The aggravating factors are that Mr. Vassell was in a position of trust to the puppy and the severity of the injuries. It was found to be mitigating that Mr. Vassell entered a guilty plea, does not have a criminal record, and that the behaviour is completely out of character based on character letters from friends and family.

The judge referenced similarities to R v Chen in the sentencing decision:

I find that the facts of this case most closely resemble the facts of the case of R. v. Chen, C-H-E-N, of the Alberta Court of Appeal in 2021. That defendant was also a first offender who had entered a guilty plea to the offence.  The court found that a conditional sentence was not appropriate given the brutal and prolonged attack and the moral blameworthiness of the defendant.  The court stated that animals are at the mercy of those who are expected to care for them and, unlike some other victims, are incapable of communicating their suffering.  The court found that sentences for animal cruelty must reflect these realities and the primary focus must be on deterrence and denunciation.

I find myself coming to the same conclusions.  I find that a conditional sentence is inappropriate in the circumstances of this case, which involved an unexplained, prolonged, and brutal attack on a 17-week-old puppy who sustained serious injuries.

After evaluating the possible sentences with respect to section 718 of the Criminal Code, the judge determined that given Mr.

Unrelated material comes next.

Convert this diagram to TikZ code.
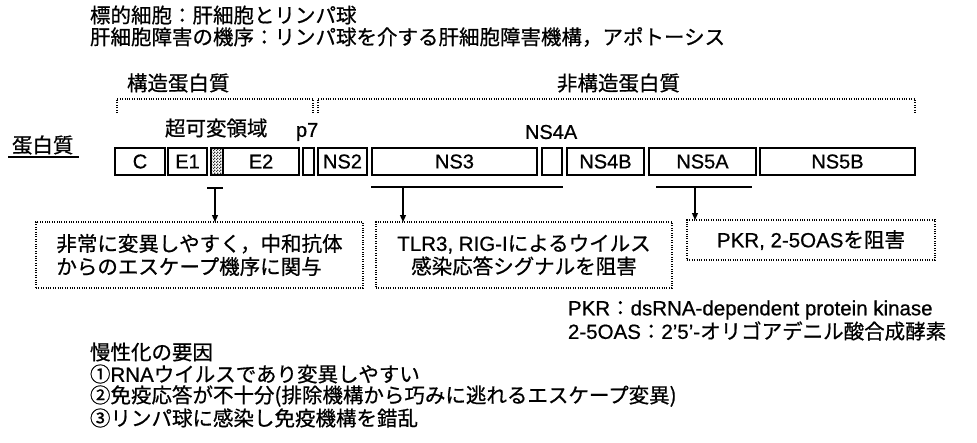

Vassell’s clean record and the potential financial consequences for his family during the ongoing pandemic, serving the sentence in the community would not endanger the safety of the community and would still be in line with denunciation and deterrence.

Mr. Vassell was sentenced to an intermittent sentence of 90 days, probation for 18 months, conditions when not in prison, a 10-year animal prohibition order and a restitution order of $1,817.60 to be paid to the Windsor/Essex Humane Society.